= Group of 184 =

The Group of 184 was a group of Haitian individuals and organizations in a variety of sectors, ranging from business and the economy to media and education, that was united in opposition to Jean-Bertrand Aristide and his Fanmi Lavalas party. The name derives from the number of organizations in the group, and is frequently shortened to G184. It was formed specifically to oppose Aristide's government and was led by André Apaid, a Haitian businessman.

== Origins ==
The Haiti Democracy Project (HDP) is a Washington, D.C.–based non-profit think tank created by Haitian-Americans to create a "more proactive and effective U.S. policy toward Haiti." It viewed Aristide's government as corrupt and ineffective. This view led to allegations that the HDP created G184, which have been refuted by the HDP director, James R. Morrell. It has also been alleged repeatedly that G184 was formed by the U.S. International Republican Institute to engineer an anti-Aristide coup.

== Associated groups ==
All members of Haiti's Initiative de la Societe Civile (ISC) group are members of the Group of 184. The European Commission worked with the ISC from 2001 to 2003 on a Human Rights and Democracy project, and donated 773,000 Euros annually during that period.
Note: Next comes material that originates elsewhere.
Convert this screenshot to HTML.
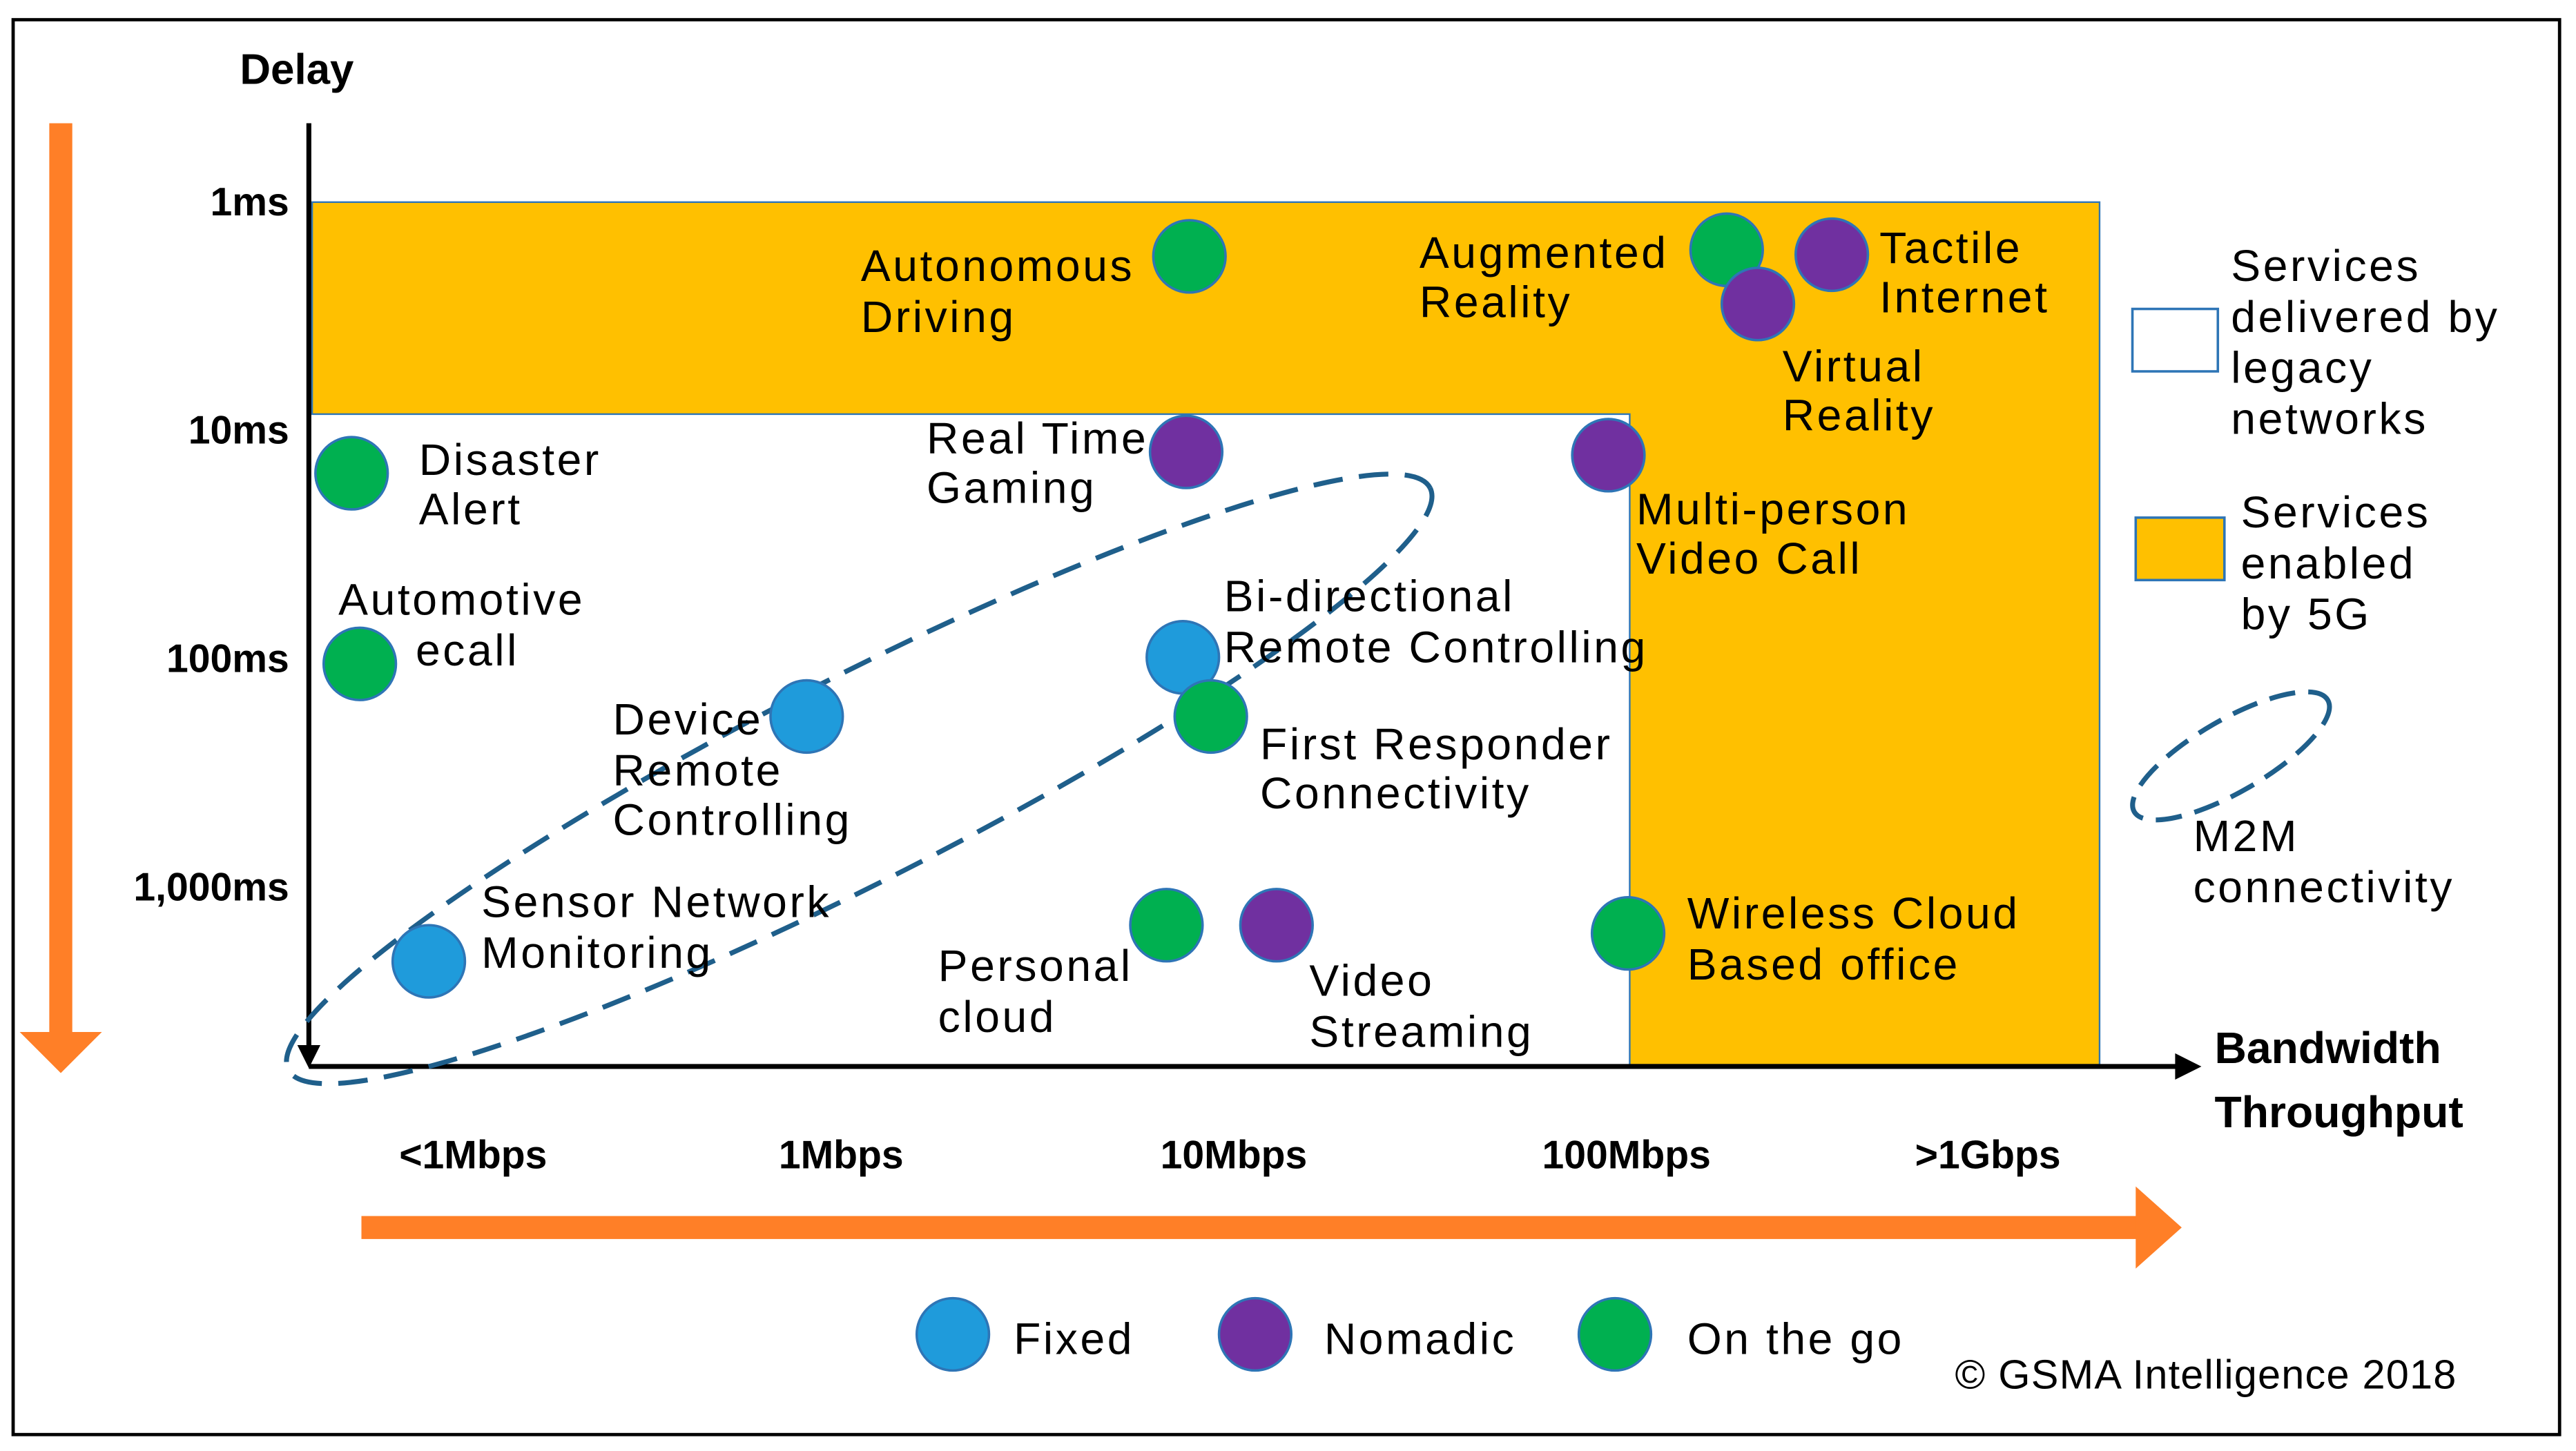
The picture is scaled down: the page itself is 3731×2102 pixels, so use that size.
<!DOCTYPE html>
<html><head><meta charset="utf-8"><style>
html,body{margin:0;padding:0;background:#fff}
svg{display:block}
text{font-family:"Liberation Sans",sans-serif;fill:#000}
.b{font-weight:bold;font-size:24px}
.t{font-size:27px;letter-spacing:1.5px}
</style></head><body>
<svg width="3731" height="2102" viewBox="0 0 1568 883" preserveAspectRatio="none" xmlns="http://www.w3.org/2000/svg">
<rect x="0" y="0" width="1568" height="883" fill="#fff"/>
<rect x="8" y="12" width="1550" height="861" fill="none" stroke="#000" stroke-width="2"/>
<rect x="30" y="75" width="14" height="555" fill="#FF7F27"/>
<polygon points="12,628 62,628 37,653" fill="#FF7F27"/>
<rect x="220" y="740" width="1082" height="14" fill="#FF7F27"/>
<polygon points="1300,722 1300,772 1328,747" fill="#FF7F27"/>
<polygon points="190,123 1278,123 1278,648 992,648 992,252 190,252" fill="#FFC000" stroke="#2E75B6" stroke-width="1"/>
<line x1="188" y1="75" x2="188" y2="645" stroke="#000" stroke-width="3"/>
<polygon points="181,636 195,636 188,650" fill="#000"/>
<line x1="188" y1="649" x2="1328" y2="649" stroke="#000" stroke-width="3"/>
<polygon points="1324,641 1324,657 1340,649" fill="#000"/>
<text x="146" y="51" class="b" style="font-size:26px">Delay</text>
<g class="b" text-anchor="end">
<text x="176" y="131">1ms</text><text x="176" y="270">10ms</text>
<text x="176" y="409">100ms</text><text x="176" y="548">1,000ms</text>
</g>
<g class="b" text-anchor="middle">
<text x="288" y="711">&lt;1Mbps</text><text x="512" y="711">1Mbps</text>
<text x="751" y="711">10Mbps</text><text x="990" y="711">100Mbps</text>
<text x="1210" y="711">&gt;1Gbps</text>
</g>
<text x="1348" y="647" class="b" style="font-size:27px">Bandwidth</text>
<text x="1348" y="686" class="b" style="font-size:27px">Throughput</text>
<ellipse cx="523" cy="474" rx="390" ry="62" transform="rotate(-27 523 474)" fill="none" stroke="#1F5F8B" stroke-width="3" stroke-dasharray="18 10"/>
<ellipse cx="1358" cy="460" rx="68" ry="22" transform="rotate(-30 1358 460)" fill="none" stroke="#1F5F8B" stroke-width="3" stroke-dasharray="16 8"/>
<g stroke="#2E75B6" stroke-width="1.5">
<circle cx="724" cy="156" r="22" fill="#00B050"/>
<circle cx="1051" cy="152" r="22" fill="#00B050"/>
<circle cx="1070" cy="185" r="22" fill="#7030A0"/>
<circle cx="1115" cy="155" r="22" fill="#7030A0"/>
<circle cx="722" cy="275" r="22" fill="#7030A0"/>
<circle cx="979" cy="277" r="22" fill="#7030A0"/>
<circle cx="214" cy="288" r="22" fill="#00B050"/>
<circle cx="219" cy="404" r="22" fill="#00B050"/>
<circle cx="491" cy="436" r="22" fill="#1F9BDB"/>
<circle cx="720" cy="400" r="22" fill="#1F9BDB"/>
<circle cx="737" cy="436" r="22" fill="#00B050"/>
<circle cx="261" cy="585" r="22" fill="#1F9BDB"/>
<circle cx="710" cy="563" r="22" fill="#00B050"/>
<circle cx="777" cy="563" r="22" fill="#7030A0"/>
<circle cx="991" cy="568" r="22" fill="#00B050"/>
<circle cx="580" cy="812" r="22" fill="#1F9BDB"/>
<circle cx="764" cy="812" r="22" fill="#7030A0"/>
<circle cx="983" cy="812" r="22" fill="#00B050"/>
</g>
<g class="t">
<text x="524" y="171">Autonomous</text><text x="524" y="202">Driving</text>
<text x="864" y="163">Augmented</text><text x="864" y="193">Reality</text>
<text x="1144" y="160">Tactile</text><text x="1144" y="190">Internet</text>
<text x="1085" y="232">Virtual</text><text x="1085" y="262">Reality</text>
<text x="564" y="276">Real Time</text><text x="564" y="306">Gaming</text>
<text x="255" y="289">Disaster</text><text x="255" y="319">Alert</text>
<text x="996" y="319">Multi-person</text><text x="996" y="349">Video Call</text>
<text x="206" y="374">Automotive</text><text x="253" y="405">ecall</text>
<text x="745" y="372">Bi-directional</text><text x="745" y="403">Remote Controlling</text>
<text x="373" y="447">Device</text><text x="373" y="478">Remote</text><text x="373" y="508">Controlling</text>
<text x="767" y="462">First Responder</text><text x="767" y="492">Connectivity</text>
<text x="293" y="558">Sensor Network</text><text x="293" y="589">Monitoring</text>
<text x="571" y="597">Personal</text><text x="571" y="628">cloud</text>
<text x="797" y="606">Video</text><text x="797" y="637">Streaming</text>
<text x="1027" y="565">Wireless Cloud</text><text x="1027" y="596">Based office</text>
<text x="1358" y="171">Services</text><text x="1358" y="202">delivered by</text>
<text x="1358" y="233">legacy</text><text x="1358" y="264">networks</text>
<text x="1364" y="321">Services</text><text x="1364" y="352">enabled</text><text x="1364" y="383">by 5G</text>
<text x="1335" y="518">M2M</text><text x="1335" y="549">connectivity</text>
<text x="617" y="824">Fixed</text><text x="806" y="824">Nomadic</text><text x="1027" y="824">On the go</text>
</g>
<text x="1190" y="845" style="font-size:25px;letter-spacing:0.5px">© GSMA Intelligence 2018</text>
<rect x="1298" y="188" width="52" height="38" fill="#fff" stroke="#2E75B6" stroke-width="1.5"/>
<rect x="1300" y="315" width="54" height="38" fill="#FFC000" stroke="#2E75B6" stroke-width="1.5"/>
</svg>
</body></html>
The EC donation was dispersed among ISC-designated "human rights groups" in Haiti. Of the 14 groups that received grants, 7 were members of G184.

== Actions ==
- 2002
  - December – creation of G184, allegedly by HDP.
- 2003
  - January 23 – Port-au-Prince – G184 calls a general strike; however, only upper and middle class businesses participate in the strike.
  - November 14 – Port-au-Prince – G184 led an anti-Aristide demonstration outside the national palace but were outnumbered by Aristide supporters. Tear gas was used by Haitian police to disperse the groups, and two G184 members were arrested for weapons possession. The actions of the Haitian police caused the event to be portrayed internationally as evidence of Aristide's tyrannical rule.
  - December 11 – Port-au-Prince – G184 and the Democratic Convergence opposition front led a march to the capital. Aristide supporters feared a coup attempt and gathered at the palace. The marchers did try to break through the palace barriers but were repulsed by teargas. This was also viewed in the US as repression of the right to protest in Haiti, and on December 12 the US Embassy withdrew from Haiti.
- 2004
  - January 16 – Port-au-Prince – G184 led a demonstration outside the UN headquarters, urging the UN to increase security measures in the capital.
  - February 29 – Port-au-Prince – coup d'état removed Aristide from power in Haiti, accomplishing G184's primary objective.
- 2005
  - July 6 – Port-au-Prince – due to continued G184 pressure on the UN to increase its police actions, a raid is carried out on the neighborhood of Cité Soleil in which 23 civilians were killed.